- DATA SHOWN -
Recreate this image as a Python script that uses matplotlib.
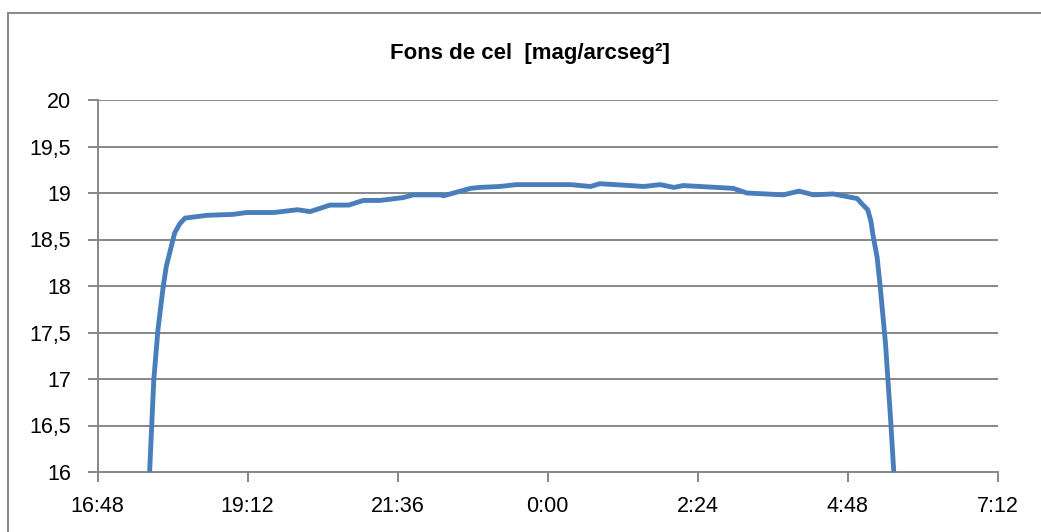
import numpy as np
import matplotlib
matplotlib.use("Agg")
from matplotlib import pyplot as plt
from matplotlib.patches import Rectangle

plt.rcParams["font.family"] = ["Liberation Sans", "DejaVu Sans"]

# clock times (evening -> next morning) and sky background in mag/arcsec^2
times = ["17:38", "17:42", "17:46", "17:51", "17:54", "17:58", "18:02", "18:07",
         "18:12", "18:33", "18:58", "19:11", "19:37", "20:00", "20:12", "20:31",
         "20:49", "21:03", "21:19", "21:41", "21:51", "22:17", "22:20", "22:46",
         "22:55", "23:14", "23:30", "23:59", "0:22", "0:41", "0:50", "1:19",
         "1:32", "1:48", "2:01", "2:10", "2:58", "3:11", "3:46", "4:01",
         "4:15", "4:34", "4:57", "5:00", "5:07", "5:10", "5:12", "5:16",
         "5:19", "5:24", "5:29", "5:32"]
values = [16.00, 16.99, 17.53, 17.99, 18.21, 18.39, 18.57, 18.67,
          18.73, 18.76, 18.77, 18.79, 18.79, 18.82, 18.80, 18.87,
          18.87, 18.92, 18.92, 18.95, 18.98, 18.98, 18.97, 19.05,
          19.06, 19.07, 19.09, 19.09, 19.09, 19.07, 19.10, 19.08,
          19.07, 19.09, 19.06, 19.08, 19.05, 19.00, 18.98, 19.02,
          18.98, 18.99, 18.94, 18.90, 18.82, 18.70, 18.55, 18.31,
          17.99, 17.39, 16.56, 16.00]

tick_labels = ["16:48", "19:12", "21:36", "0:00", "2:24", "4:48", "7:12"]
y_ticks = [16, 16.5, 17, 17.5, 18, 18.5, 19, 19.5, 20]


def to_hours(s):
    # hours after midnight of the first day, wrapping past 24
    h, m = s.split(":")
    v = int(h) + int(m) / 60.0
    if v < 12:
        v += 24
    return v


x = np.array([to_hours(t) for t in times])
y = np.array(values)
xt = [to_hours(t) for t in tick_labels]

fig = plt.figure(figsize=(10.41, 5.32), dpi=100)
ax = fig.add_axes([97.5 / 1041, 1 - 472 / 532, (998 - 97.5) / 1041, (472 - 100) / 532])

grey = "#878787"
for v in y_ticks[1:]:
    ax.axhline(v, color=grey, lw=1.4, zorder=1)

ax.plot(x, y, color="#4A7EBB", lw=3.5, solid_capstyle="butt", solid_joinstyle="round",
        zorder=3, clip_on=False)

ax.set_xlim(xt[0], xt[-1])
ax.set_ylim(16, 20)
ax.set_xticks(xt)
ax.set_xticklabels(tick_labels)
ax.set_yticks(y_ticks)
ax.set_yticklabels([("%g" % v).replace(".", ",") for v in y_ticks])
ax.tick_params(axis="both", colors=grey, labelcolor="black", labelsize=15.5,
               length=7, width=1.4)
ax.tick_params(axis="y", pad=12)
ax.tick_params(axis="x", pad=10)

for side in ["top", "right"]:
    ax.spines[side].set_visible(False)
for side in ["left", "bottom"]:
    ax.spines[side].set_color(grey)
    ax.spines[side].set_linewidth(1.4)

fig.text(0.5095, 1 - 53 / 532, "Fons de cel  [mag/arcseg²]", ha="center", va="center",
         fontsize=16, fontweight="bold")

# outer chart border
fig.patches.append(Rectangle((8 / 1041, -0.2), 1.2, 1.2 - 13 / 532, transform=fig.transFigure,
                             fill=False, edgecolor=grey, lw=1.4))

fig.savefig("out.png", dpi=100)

- INSTRUCTIONS TO FOLLOW -
Copy out the whole listing exactly, and don't carry over any pictures.

- EXERCISE SOLUTION -
Recreate this image as a Python script that uses matplotlib.
import numpy as np
import matplotlib
matplotlib.use("Agg")
from matplotlib import pyplot as plt
from matplotlib.patches import Rectangle

plt.rcParams["font.family"] = ["Liberation Sans", "DejaVu Sans"]

# clock times (evening -> next morning) and sky background in mag/arcsec^2
times = ["17:38", "17:42", "17:46", "17:51", "17:54", "17:58", "18:02", "18:07",
         "18:12", "18:33", "18:58", "19:11", "19:37", "20:00", "20:12", "20:31",
         "20:49", "21:03", "21:19", "21:41", "21:51", "22:17", "22:20", "22:46",
         "22:55", "23:14", "23:30", "23:59", "0:22", "0:41", "0:50", "1:19",
         "1:32", "1:48", "2:01", "2:10", "2:58", "3:11", "3:46", "4:01",
         "4:15", "4:34", "4:57", "5:00", "5:07", "5:10", "5:12", "5:16",
         "5:19", "5:24", "5:29", "5:32"]
values = [16.00, 16.99, 17.53, 17.99, 18.21, 18.39, 18.57, 18.67,
          18.73, 18.76, 18.77, 18.79, 18.79, 18.82, 18.80, 18.87,
          18.87, 18.92, 18.92, 18.95, 18.98, 18.98, 18.97, 19.05,
          19.06, 19.07, 19.09, 19.09, 19.09, 19.07, 19.10, 19.08,
          19.07, 19.09, 19.06, 19.08, 19.05, 19.00, 18.98, 19.02,
          18.98, 18.99, 18.94, 18.90, 18.82, 18.70, 18.55, 18.31,
          17.99, 17.39, 16.56, 16.00]

tick_labels = ["16:48", "19:12", "21:36", "0:00", "2:24", "4:48", "7:12"]
y_ticks = [16, 16.5, 17, 17.5, 18, 18.5, 19, 19.5, 20]


def to_hours(s):
    # hours after midnight of the first day, wrapping past 24
    h, m = s.split(":")
    v = int(h) + int(m) / 60.0
    if v < 12:
        v += 24
    return v


x = np.array([to_hours(t) for t in times])
y = np.array(values)
xt = [to_hours(t) for t in tick_labels]

fig = plt.figure(figsize=(10.41, 5.32), dpi=100)
ax = fig.add_axes([97.5 / 1041, 1 - 472 / 532, (998 - 97.5) / 1041, (472 - 100) / 532])

grey = "#878787"
for v in y_ticks[1:]:
    ax.axhline(v, color=grey, lw=1.4, zorder=1)

ax.plot(x, y, color="#4A7EBB", lw=3.5, solid_capstyle="butt", solid_joinstyle="round",
        zorder=3, clip_on=False)

ax.set_xlim(xt[0], xt[-1])
ax.set_ylim(16, 20)
ax.set_xticks(xt)
ax.set_xticklabels(tick_labels)
ax.set_yticks(y_ticks)
ax.set_yticklabels([("%g" % v).replace(".", ",") for v in y_ticks])
ax.tick_params(axis="both", colors=grey, labelcolor="black", labelsize=15.5,
               length=7, width=1.4)
ax.tick_params(axis="y", pad=12)
ax.tick_params(axis="x", pad=10)

for side in ["top", "right"]:
    ax.spines[side].set_visible(False)
for side in ["left", "bottom"]:
    ax.spines[side].set_color(grey)
    ax.spines[side].set_linewidth(1.4)

fig.text(0.5095, 1 - 53 / 532, "Fons de cel  [mag/arcseg²]", ha="center", va="center",
         fontsize=16, fontweight="bold")

# outer chart border
fig.patches.append(Rectangle((8 / 1041, -0.2), 1.2, 1.2 - 13 / 532, transform=fig.transFigure,
                             fill=False, edgecolor=grey, lw=1.4))

fig.savefig("out.png", dpi=100)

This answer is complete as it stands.